[begin SOURCE EXCERPT]
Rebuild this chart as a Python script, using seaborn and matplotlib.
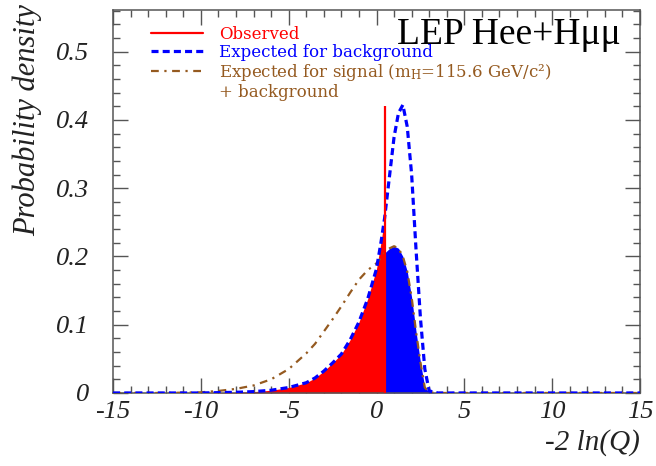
import numpy as np
import pandas as pd
import matplotlib
matplotlib.use("Agg")
import matplotlib.pyplot as plt
from matplotlib.lines import Line2D
from matplotlib.ticker import MultipleLocator
import seaborn as sns

# ---- data ----
x_vals = [-15, -12, -10, -9, -8, -7, -6, -5, -4, -3.5, -3, -2.5, -2, -1.5, -1, -0.5,
          0, 0.25, 0.46, 0.75, 1.0, 1.25, 1.5, 1.75, 2.0, 2.25, 2.5, 2.75, 3.0, 3.5, 5, 10, 15]
bkg_density = [0, 0, 0, 0.0005, 0.001, 0.002, 0.004, 0.008, 0.015, 0.022, 0.032, 0.044, 0.057,
               0.078, 0.104, 0.138, 0.182, 0.22, 0.256, 0.32, 0.375, 0.41, 0.422, 0.39, 0.32,
               0.21, 0.11, 0.035, 0.003, 0, 0, 0, 0]
sb_density = [0, 0, 0.001, 0.003, 0.006, 0.011, 0.02, 0.035, 0.058, 0.072, 0.09, 0.108, 0.127,
              0.147, 0.166, 0.18, 0.19, 0.198, 0.205, 0.212, 0.215, 0.212, 0.2, 0.178, 0.14,
              0.09, 0.045, 0.008, 0.001, 0, 0, 0, 0]
obs_value = 0.46
obs_height = 0.42

x_ticks = [-15, -10, -5, 0, 5, 10, 15]
x_ticklabels = ["-15", "-10", "-5", "0", "5", "10", "15"]
y_ticks = [0, 0.1, 0.2, 0.3, 0.4, 0.5]
y_ticklabels = ["0", "0.1", "0.2", "0.3", "0.4", "0.5"]

labels = ["Observed", "Expected for background",
          "Expected for signal (m$_{\\mathrm{H}}$=115.6 GeV/c\u00b2)",
          "+ background"]
title_text = "LEP Hee+H\u03bc\u03bc"

RED = "#ff0000"
BLUE = "#0000ff"
BROWN = "#955a20"

sns.set_style("ticks")
plt.rcParams["font.family"] = ["Liberation Serif", "DejaVu Serif"]
plt.rcParams["mathtext.fontset"] = "dejavuserif"

df = pd.DataFrame({"x": x_vals, "bkg": bkg_density, "sb": sb_density})

fig = plt.figure(figsize=(6.56, 4.66), dpi=100)
ax = fig.add_axes([0.1723, 0.1567, 0.8033, 0.8218])

xa = np.array(x_vals)
ax.fill_between(xa, df["bkg"], where=xa <= obs_value, color=RED, lw=0, zorder=1)
ax.fill_between(xa, df["sb"], where=xa >= obs_value, color=BLUE, lw=0, zorder=1)

sns.lineplot(data=df, x="x", y="sb", ax=ax, color=BROWN, lw=1.6, zorder=3)
ax.lines[-1].set_dashes((3.5, 2.5, 1, 2.5))
sns.lineplot(data=df, x="x", y="bkg", ax=ax, color=BLUE, lw=2.3, zorder=4)
ax.lines[-1].set_dashes((2.2, 1.3))
ax.vlines(obs_value, 0, obs_height, color=RED, lw=1.6, zorder=5)

ax.set_xlim(-15, 15)
ax.set_ylim(0, 0.561)
ax.set_xticks(x_ticks, labels=x_ticklabels, fontstyle="italic", fontsize=19, color="#222222")
ax.set_yticks(y_ticks, labels=y_ticklabels, fontstyle="italic", fontsize=19, color="#222222")
ax.xaxis.set_minor_locator(MultipleLocator(1))
ax.yaxis.set_minor_locator(MultipleLocator(0.02))

for s in ax.spines.values():
    s.set_color("#555555")
    s.set_linewidth(1.1)
ax.tick_params(which="both", direction="in", top=True, right=True, color="#555555", width=1.0)
ax.tick_params(which="major", length=11)
ax.tick_params(which="minor", length=5)
ax.tick_params(axis="y", which="major", pad=17)
ax.tick_params(axis="x", which="major", pad=6)

ax.set_xlabel("-2 ln(Q)", fontsize=21, fontstyle="italic", loc="right", color="#222222")
ax.xaxis.set_label_coords(1.0, -0.095)
ax.set_ylabel("Probability density", fontsize=22, fontstyle="italic", loc="top", color="#222222")
ax.yaxis.set_label_coords(-0.135, 1.015)

ax.text(0.963, 0.912, title_text, transform=ax.transAxes, ha="right", va="baseline",
        fontsize=27, color="black")

handles = [Line2D([], [], color=RED, lw=1.6),
           Line2D([], [], color=BLUE, lw=2.3, dashes=(2.2, 1.3)),
           Line2D([], [], color=BROWN, lw=1.6, dashes=(3.5, 2.5, 1, 2.5)),
           Line2D([], [], color="none", lw=0)]
leg = ax.legend(handles, labels, loc="upper left", bbox_to_anchor=(0.072, 0.958),
                frameon=False, borderpad=0, borderaxespad=0,
                prop={"family": "DejaVu Serif", "size": 12},
                labelspacing=0.05, handlelength=3.1, handletextpad=1.0,
                labelcolor=[RED, BLUE, BROWN, BROWN])

fig.savefig("out.png", dpi=100)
[end SOURCE EXCERPT]
§ EXERCISE AIM
Return exactly what appears from the opening line of the material through the line with "color=BLUE, lw=0, zorder=1)", apart from the pictures.

§ TASK OUTPUT
Rebuild this chart as a Python script, using seaborn and matplotlib.
import numpy as np
import pandas as pd
import matplotlib
matplotlib.use("Agg")
import matplotlib.pyplot as plt
from matplotlib.lines import Line2D
from matplotlib.ticker import MultipleLocator
import seaborn as sns

# ---- data ----
x_vals = [-15, -12, -10, -9, -8, -7, -6, -5, -4, -3.5, -3, -2.5, -2, -1.5, -1, -0.5,
          0, 0.25, 0.46, 0.75, 1.0, 1.25, 1.5, 1.75, 2.0, 2.25, 2.5, 2.75, 3.0, 3.5, 5, 10, 15]
bkg_density = [0, 0, 0, 0.0005, 0.001, 0.002, 0.004, 0.008, 0.015, 0.022, 0.032, 0.044, 0.057,
               0.078, 0.104, 0.138, 0.182, 0.22, 0.256, 0.32, 0.375, 0.41, 0.422, 0.39, 0.32,
               0.21, 0.11, 0.035, 0.003, 0, 0, 0, 0]
sb_density = [0, 0, 0.001, 0.003, 0.006, 0.011, 0.02, 0.035, 0.058, 0.072, 0.09, 0.108, 0.127,
              0.147, 0.166, 0.18, 0.19, 0.198, 0.205, 0.212, 0.215, 0.212, 0.2, 0.178, 0.14,
              0.09, 0.045, 0.008, 0.001, 0, 0, 0, 0]
obs_value = 0.46
obs_height = 0.42

x_ticks = [-15, -10, -5, 0, 5, 10, 15]
x_ticklabels = ["-15", "-10", "-5", "0", "5", "10", "15"]
y_ticks = [0, 0.1, 0.2, 0.3, 0.4, 0.5]
y_ticklabels = ["0", "0.1", "0.2", "0.3", "0.4", "0.5"]

labels = ["Observed", "Expected for background",
          "Expected for signal (m$_{\\mathrm{H}}$=115.6 GeV/c\u00b2)",
          "+ background"]
title_text = "LEP Hee+H\u03bc\u03bc"

RED = "#ff0000"
BLUE = "#0000ff"
BROWN = "#955a20"

sns.set_style("ticks")
plt.rcParams["font.family"] = ["Liberation Serif", "DejaVu Serif"]
plt.rcParams["mathtext.fontset"] = "dejavuserif"

df = pd.DataFrame({"x": x_vals, "bkg": bkg_density, "sb": sb_density})

fig = plt.figure(figsize=(6.56, 4.66), dpi=100)
ax = fig.add_axes([0.1723, 0.1567, 0.8033, 0.8218])

xa = np.array(x_vals)
ax.fill_between(xa, df["bkg"], where=xa <= obs_value, color=RED, lw=0, zorder=1)
ax.fill_between(xa, df["sb"], where=xa >= obs_value, color=BLUE, lw=0, zorder=1)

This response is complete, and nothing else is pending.